-- begin Rows --

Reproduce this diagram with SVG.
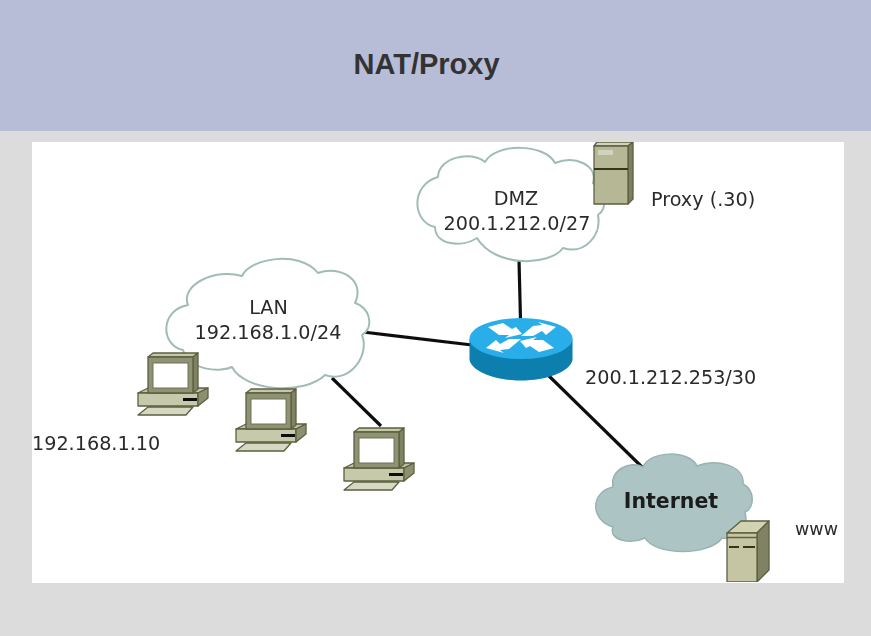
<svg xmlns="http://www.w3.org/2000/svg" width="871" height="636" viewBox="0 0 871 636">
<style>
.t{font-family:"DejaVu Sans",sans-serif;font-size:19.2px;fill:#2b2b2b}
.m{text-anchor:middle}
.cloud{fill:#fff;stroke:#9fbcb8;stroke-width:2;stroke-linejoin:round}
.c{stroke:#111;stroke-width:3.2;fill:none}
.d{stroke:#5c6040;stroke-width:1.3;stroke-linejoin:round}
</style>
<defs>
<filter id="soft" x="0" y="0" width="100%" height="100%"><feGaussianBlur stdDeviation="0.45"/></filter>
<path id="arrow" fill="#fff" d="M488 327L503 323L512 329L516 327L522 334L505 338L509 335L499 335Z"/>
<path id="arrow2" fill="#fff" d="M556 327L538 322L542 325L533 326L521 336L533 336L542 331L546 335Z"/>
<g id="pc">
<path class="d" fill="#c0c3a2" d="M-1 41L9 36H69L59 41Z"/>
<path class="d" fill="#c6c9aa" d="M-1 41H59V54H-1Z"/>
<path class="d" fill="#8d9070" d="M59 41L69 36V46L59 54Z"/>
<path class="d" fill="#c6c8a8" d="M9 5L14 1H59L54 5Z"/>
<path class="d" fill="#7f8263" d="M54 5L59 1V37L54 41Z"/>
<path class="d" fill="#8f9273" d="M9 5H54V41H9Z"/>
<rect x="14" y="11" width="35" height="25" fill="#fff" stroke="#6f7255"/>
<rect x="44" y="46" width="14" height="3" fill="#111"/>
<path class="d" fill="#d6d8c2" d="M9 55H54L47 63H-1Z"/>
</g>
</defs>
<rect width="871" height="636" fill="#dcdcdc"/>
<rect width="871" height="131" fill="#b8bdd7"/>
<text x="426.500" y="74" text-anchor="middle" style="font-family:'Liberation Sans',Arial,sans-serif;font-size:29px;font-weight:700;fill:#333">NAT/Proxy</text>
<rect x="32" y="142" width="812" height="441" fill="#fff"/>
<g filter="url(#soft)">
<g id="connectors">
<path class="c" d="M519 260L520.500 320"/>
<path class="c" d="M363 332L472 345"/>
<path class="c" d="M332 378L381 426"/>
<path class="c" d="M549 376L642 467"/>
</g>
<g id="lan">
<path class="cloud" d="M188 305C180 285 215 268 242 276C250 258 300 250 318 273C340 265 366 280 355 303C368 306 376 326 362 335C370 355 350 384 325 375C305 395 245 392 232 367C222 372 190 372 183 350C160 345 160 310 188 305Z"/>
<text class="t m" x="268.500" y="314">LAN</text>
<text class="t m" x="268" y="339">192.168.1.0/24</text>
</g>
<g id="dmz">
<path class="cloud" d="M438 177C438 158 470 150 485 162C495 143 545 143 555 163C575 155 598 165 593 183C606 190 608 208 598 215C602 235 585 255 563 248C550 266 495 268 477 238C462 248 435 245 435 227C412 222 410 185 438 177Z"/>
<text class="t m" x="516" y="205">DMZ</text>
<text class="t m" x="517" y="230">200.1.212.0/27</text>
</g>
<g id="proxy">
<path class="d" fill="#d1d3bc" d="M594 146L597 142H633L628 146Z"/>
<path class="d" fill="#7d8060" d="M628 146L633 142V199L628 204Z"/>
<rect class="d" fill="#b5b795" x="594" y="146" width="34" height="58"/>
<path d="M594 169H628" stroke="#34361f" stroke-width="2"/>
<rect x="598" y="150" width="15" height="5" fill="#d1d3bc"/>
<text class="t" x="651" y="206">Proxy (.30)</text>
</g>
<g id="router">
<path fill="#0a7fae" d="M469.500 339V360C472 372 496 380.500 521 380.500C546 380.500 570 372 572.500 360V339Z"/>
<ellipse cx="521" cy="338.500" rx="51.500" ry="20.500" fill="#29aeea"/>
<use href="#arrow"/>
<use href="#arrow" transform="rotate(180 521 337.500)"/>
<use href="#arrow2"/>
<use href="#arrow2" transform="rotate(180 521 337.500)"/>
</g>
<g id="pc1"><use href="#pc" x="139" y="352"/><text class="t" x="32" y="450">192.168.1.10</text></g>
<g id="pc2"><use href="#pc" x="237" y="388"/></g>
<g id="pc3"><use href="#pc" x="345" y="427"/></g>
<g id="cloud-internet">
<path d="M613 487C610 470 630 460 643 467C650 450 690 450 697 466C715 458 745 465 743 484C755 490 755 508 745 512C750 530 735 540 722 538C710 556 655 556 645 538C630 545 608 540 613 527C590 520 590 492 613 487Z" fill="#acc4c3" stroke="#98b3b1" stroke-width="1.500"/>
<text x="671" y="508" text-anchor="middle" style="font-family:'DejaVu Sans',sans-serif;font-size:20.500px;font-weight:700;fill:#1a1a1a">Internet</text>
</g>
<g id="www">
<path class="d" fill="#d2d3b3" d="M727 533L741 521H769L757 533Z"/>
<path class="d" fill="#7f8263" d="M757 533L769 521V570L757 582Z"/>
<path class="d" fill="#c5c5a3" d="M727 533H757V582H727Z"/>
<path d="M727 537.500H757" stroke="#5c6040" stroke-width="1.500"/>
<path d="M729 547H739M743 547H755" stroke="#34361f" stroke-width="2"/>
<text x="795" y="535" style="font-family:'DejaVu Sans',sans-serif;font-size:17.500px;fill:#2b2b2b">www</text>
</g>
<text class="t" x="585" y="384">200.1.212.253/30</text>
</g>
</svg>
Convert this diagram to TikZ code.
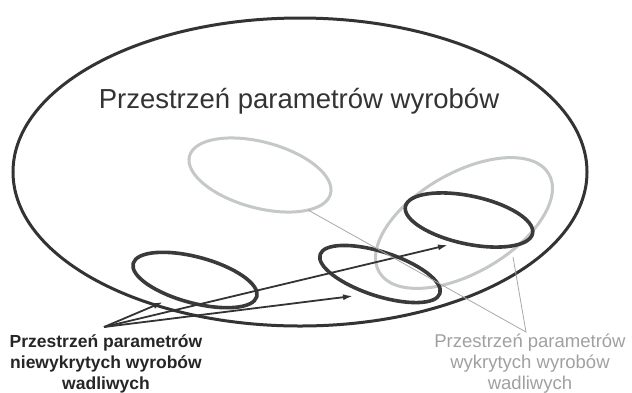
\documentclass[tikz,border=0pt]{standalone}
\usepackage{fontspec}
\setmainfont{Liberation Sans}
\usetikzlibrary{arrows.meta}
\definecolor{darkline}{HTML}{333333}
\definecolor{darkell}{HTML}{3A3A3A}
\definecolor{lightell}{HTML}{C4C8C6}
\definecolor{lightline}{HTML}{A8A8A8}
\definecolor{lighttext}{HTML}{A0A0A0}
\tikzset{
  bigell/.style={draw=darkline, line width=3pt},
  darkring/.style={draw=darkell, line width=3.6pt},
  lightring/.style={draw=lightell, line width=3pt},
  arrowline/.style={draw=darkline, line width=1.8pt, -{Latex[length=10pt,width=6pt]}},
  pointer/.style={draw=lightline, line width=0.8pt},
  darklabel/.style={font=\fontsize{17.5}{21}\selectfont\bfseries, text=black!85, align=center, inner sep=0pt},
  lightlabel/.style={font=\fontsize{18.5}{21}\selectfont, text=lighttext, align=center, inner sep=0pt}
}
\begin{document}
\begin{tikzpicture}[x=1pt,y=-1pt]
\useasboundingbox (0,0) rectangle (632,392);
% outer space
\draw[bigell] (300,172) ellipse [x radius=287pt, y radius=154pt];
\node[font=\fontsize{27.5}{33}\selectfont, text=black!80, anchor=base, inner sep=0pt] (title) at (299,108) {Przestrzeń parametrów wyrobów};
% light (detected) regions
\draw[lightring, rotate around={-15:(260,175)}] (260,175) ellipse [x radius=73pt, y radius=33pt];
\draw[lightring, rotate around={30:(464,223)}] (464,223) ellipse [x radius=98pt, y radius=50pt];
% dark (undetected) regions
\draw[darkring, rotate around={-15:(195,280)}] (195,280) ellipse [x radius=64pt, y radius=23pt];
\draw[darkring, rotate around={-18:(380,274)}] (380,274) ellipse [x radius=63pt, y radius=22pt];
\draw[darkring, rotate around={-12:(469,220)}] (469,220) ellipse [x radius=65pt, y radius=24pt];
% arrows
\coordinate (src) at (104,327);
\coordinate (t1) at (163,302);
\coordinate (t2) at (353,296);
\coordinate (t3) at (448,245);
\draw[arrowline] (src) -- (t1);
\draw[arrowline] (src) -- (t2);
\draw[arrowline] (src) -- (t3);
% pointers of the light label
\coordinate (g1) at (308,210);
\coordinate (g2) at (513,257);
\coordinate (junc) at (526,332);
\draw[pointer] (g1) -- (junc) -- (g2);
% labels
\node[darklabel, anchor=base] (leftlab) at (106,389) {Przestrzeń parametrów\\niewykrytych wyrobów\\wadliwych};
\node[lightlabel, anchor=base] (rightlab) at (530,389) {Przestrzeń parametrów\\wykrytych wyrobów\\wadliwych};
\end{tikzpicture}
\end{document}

-- end Rows --

Work to do = Search the data for "diagram". Copy every matching line.

Exercise output =
Reproduce this diagram with SVG.
Convert this diagram to TikZ code.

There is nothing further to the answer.